What you need to do: Only the lines from the top of the listing below to the line that has "const y = d3.scaleLinear().domain([0, 40]).range([659, 20]);" should be echoed, with both ends kept and pictures left out.

Provided material:
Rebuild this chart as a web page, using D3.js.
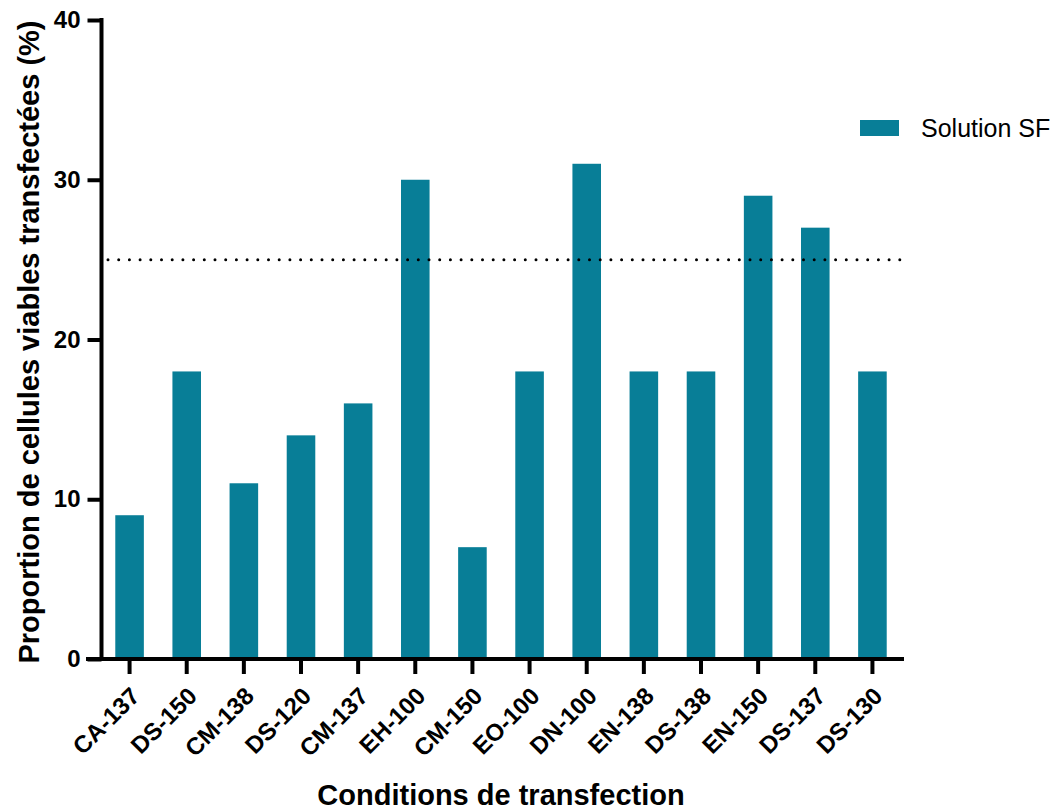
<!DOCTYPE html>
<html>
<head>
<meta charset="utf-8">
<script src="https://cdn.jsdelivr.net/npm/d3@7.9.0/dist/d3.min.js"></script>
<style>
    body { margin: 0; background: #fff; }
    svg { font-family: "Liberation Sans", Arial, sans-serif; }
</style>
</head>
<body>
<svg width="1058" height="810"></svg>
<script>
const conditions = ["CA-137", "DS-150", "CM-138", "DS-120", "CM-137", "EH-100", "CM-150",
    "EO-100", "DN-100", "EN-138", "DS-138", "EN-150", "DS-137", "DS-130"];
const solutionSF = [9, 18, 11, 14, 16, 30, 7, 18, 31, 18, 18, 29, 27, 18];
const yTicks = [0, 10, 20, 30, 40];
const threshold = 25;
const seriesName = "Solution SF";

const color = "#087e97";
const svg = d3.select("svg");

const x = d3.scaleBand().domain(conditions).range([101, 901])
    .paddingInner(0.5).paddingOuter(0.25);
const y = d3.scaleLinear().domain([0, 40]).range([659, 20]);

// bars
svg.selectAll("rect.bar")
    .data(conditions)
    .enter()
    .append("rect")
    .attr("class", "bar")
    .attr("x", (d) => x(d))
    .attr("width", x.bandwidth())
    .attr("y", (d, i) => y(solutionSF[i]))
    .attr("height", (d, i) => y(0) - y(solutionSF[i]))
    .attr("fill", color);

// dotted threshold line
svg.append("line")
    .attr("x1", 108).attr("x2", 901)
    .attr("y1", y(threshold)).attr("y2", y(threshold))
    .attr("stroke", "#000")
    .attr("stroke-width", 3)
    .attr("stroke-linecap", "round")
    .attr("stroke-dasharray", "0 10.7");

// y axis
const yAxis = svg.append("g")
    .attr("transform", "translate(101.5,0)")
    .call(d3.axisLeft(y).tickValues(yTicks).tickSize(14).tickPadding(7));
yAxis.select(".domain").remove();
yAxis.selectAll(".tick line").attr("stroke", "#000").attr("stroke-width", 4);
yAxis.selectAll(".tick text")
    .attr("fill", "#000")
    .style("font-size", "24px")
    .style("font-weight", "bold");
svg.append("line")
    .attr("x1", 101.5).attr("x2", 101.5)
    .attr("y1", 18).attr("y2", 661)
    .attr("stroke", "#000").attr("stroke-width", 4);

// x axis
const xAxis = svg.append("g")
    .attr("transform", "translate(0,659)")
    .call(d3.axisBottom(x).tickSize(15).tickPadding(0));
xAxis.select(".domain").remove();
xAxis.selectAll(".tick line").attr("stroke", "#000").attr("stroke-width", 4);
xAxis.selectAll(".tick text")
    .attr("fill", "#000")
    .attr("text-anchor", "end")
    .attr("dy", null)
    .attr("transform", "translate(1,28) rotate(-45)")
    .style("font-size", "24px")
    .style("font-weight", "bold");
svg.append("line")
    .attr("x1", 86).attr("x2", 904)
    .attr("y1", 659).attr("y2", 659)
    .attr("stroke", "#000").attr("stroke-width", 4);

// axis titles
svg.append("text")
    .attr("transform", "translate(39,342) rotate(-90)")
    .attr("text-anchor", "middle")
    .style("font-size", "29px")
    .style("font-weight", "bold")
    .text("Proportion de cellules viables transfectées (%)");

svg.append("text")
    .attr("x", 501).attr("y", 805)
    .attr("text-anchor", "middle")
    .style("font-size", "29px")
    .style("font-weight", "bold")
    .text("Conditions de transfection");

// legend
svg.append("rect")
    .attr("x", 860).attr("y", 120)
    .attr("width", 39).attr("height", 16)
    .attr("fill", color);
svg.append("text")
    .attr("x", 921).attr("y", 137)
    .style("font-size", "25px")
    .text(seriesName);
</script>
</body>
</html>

Written response:
Rebuild this chart as a web page, using D3.js.
<!DOCTYPE html>
<html>
<head>
<meta charset="utf-8">
<script src="https://cdn.jsdelivr.net/npm/d3@7.9.0/dist/d3.min.js"></script>
<style>
    body { margin: 0; background: #fff; }
    svg { font-family: "Liberation Sans", Arial, sans-serif; }
</style>
</head>
<body>
<svg width="1058" height="810"></svg>
<script>
const conditions = ["CA-137", "DS-150", "CM-138", "DS-120", "CM-137", "EH-100", "CM-150",
    "EO-100", "DN-100", "EN-138", "DS-138", "EN-150", "DS-137", "DS-130"];
const solutionSF = [9, 18, 11, 14, 16, 30, 7, 18, 31, 18, 18, 29, 27, 18];
const yTicks = [0, 10, 20, 30, 40];
const threshold = 25;
const seriesName = "Solution SF";

const color = "#087e97";
const svg = d3.select("svg");

const x = d3.scaleBand().domain(conditions).range([101, 901])
    .paddingInner(0.5).paddingOuter(0.25);
const y = d3.scaleLinear().domain([0, 40]).range([659, 20]);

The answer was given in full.